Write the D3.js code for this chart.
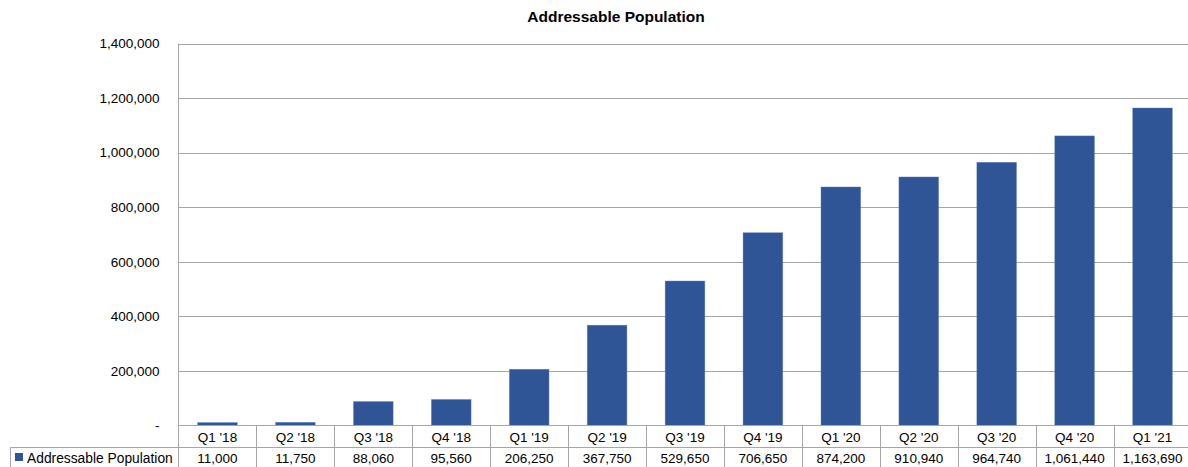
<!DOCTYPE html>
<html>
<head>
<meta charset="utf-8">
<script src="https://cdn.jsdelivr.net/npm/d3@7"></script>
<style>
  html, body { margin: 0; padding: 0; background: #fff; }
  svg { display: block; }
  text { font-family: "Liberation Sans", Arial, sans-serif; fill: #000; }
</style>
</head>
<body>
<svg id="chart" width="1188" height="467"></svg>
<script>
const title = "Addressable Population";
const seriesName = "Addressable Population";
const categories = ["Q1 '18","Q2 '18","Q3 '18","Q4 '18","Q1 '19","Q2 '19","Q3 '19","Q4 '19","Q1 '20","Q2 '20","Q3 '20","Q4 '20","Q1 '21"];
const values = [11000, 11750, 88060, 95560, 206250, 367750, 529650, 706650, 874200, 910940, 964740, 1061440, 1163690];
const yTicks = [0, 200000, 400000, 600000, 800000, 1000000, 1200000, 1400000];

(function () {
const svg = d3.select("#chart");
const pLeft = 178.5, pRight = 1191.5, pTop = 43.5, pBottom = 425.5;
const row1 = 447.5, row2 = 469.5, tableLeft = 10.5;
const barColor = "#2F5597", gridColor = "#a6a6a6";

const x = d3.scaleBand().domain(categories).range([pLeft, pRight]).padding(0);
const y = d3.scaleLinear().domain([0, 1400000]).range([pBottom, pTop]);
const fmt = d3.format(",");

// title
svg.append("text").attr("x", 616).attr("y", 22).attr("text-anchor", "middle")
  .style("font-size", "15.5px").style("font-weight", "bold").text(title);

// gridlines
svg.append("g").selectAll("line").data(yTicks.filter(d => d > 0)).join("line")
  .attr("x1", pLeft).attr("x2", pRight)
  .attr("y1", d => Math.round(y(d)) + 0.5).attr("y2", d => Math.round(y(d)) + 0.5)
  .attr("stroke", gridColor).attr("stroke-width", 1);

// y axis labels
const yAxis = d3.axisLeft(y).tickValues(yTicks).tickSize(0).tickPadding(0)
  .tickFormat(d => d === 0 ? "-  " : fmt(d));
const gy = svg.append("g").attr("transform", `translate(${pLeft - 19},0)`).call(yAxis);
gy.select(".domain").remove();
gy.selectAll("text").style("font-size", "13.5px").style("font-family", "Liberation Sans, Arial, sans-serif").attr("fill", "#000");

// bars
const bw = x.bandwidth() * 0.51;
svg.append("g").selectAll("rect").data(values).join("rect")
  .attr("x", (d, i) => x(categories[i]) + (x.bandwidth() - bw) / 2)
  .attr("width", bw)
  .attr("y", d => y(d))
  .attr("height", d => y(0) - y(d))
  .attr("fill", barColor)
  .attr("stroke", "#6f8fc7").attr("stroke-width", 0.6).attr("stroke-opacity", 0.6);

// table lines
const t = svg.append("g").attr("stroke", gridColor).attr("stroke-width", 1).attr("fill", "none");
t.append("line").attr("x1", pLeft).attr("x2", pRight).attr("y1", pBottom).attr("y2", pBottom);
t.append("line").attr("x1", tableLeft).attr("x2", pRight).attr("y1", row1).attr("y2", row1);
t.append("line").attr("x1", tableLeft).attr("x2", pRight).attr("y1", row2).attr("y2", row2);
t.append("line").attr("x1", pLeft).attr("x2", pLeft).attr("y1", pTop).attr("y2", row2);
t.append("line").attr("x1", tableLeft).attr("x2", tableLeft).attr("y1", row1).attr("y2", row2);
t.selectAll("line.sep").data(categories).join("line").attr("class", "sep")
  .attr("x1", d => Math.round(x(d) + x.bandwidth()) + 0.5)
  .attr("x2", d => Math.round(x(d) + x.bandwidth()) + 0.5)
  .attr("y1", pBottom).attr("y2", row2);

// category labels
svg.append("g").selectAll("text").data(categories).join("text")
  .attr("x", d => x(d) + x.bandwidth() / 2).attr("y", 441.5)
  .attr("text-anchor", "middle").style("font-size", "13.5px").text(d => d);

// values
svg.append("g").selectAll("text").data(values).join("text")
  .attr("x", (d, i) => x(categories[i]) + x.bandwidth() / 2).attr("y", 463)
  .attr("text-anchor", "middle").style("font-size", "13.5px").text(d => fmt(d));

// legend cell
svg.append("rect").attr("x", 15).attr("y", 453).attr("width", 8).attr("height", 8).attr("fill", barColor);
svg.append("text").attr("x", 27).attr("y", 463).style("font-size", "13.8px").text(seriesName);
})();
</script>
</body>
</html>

------

▶ _Exercise goal_
Reproduce each line exactly, please, except for any pictures.

▶ _The reply_
Write the D3.js code for this chart.
<!DOCTYPE html>
<html>
<head>
<meta charset="utf-8">
<script src="https://cdn.jsdelivr.net/npm/d3@7"></script>
<style>
  html, body { margin: 0; padding: 0; background: #fff; }
  svg { display: block; }
  text { font-family: "Liberation Sans", Arial, sans-serif; fill: #000; }
</style>
</head>
<body>
<svg id="chart" width="1188" height="467"></svg>
<script>
const title = "Addressable Population";
const seriesName = "Addressable Population";
const categories = ["Q1 '18","Q2 '18","Q3 '18","Q4 '18","Q1 '19","Q2 '19","Q3 '19","Q4 '19","Q1 '20","Q2 '20","Q3 '20","Q4 '20","Q1 '21"];
const values = [11000, 11750, 88060, 95560, 206250, 367750, 529650, 706650, 874200, 910940, 964740, 1061440, 1163690];
const yTicks = [0, 200000, 400000, 600000, 800000, 1000000, 1200000, 1400000];

(function () {
const svg = d3.select("#chart");
const pLeft = 178.5, pRight = 1191.5, pTop = 43.5, pBottom = 425.5;
const row1 = 447.5, row2 = 469.5, tableLeft = 10.5;
const barColor = "#2F5597", gridColor = "#a6a6a6";

const x = d3.scaleBand().domain(categories).range([pLeft, pRight]).padding(0);
const y = d3.scaleLinear().domain([0, 1400000]).range([pBottom, pTop]);
const fmt = d3.format(",");

// title
svg.append("text").attr("x", 616).attr("y", 22).attr("text-anchor", "middle")
  .style("font-size", "15.5px").style("font-weight", "bold").text(title);

// gridlines
svg.append("g").selectAll("line").data(yTicks.filter(d => d > 0)).join("line")
  .attr("x1", pLeft).attr("x2", pRight)
  .attr("y1", d => Math.round(y(d)) + 0.5).attr("y2", d => Math.round(y(d)) + 0.5)
  .attr("stroke", gridColor).attr("stroke-width", 1);

// y axis labels
const yAxis = d3.axisLeft(y).tickValues(yTicks).tickSize(0).tickPadding(0)
  .tickFormat(d => d === 0 ? "-  " : fmt(d));
const gy = svg.append("g").attr("transform", `translate(${pLeft - 19},0)`).call(yAxis);
gy.select(".domain").remove();
gy.selectAll("text").style("font-size", "13.5px").style("font-family", "Liberation Sans, Arial, sans-serif").attr("fill", "#000");

// bars
const bw = x.bandwidth() * 0.51;
svg.append("g").selectAll("rect").data(values).join("rect")
  .attr("x", (d, i) => x(categories[i]) + (x.bandwidth() - bw) / 2)
  .attr("width", bw)
  .attr("y", d => y(d))
  .attr("height", d => y(0) - y(d))
  .attr("fill", barColor)
  .attr("stroke", "#6f8fc7").attr("stroke-width", 0.6).attr("stroke-opacity", 0.6);

// table lines
const t = svg.append("g").attr("stroke", gridColor).attr("stroke-width", 1).attr("fill", "none");
t.append("line").attr("x1", pLeft).attr("x2", pRight).attr("y1", pBottom).attr("y2", pBottom);
t.append("line").attr("x1", tableLeft).attr("x2", pRight).attr("y1", row1).attr("y2", row1);
t.append("line").attr("x1", tableLeft).attr("x2", pRight).attr("y1", row2).attr("y2", row2);
t.append("line").attr("x1", pLeft).attr("x2", pLeft).attr("y1", pTop).attr("y2", row2);
t.append("line").attr("x1", tableLeft).attr("x2", tableLeft).attr("y1", row1).attr("y2", row2);
t.selectAll("line.sep").data(categories).join("line").attr("class", "sep")
  .attr("x1", d => Math.round(x(d) + x.bandwidth()) + 0.5)
  .attr("x2", d => Math.round(x(d) + x.bandwidth()) + 0.5)
  .attr("y1", pBottom).attr("y2", row2);

// category labels
svg.append("g").selectAll("text").data(categories).join("text")
  .attr("x", d => x(d) + x.bandwidth() / 2).attr("y", 441.5)
  .attr("text-anchor", "middle").style("font-size", "13.5px").text(d => d);

// values
svg.append("g").selectAll("text").data(values).join("text")
  .attr("x", (d, i) => x(categories[i]) + x.bandwidth() / 2).attr("y", 463)
  .attr("text-anchor", "middle").style("font-size", "13.5px").text(d => fmt(d));

// legend cell
svg.append("rect").attr("x", 15).attr("y", 453).attr("width", 8).attr("height", 8).attr("fill", barColor);
svg.append("text").attr("x", 27).attr("y", 463).style("font-size", "13.8px").text(seriesName);
})();
</script>
</body>
</html>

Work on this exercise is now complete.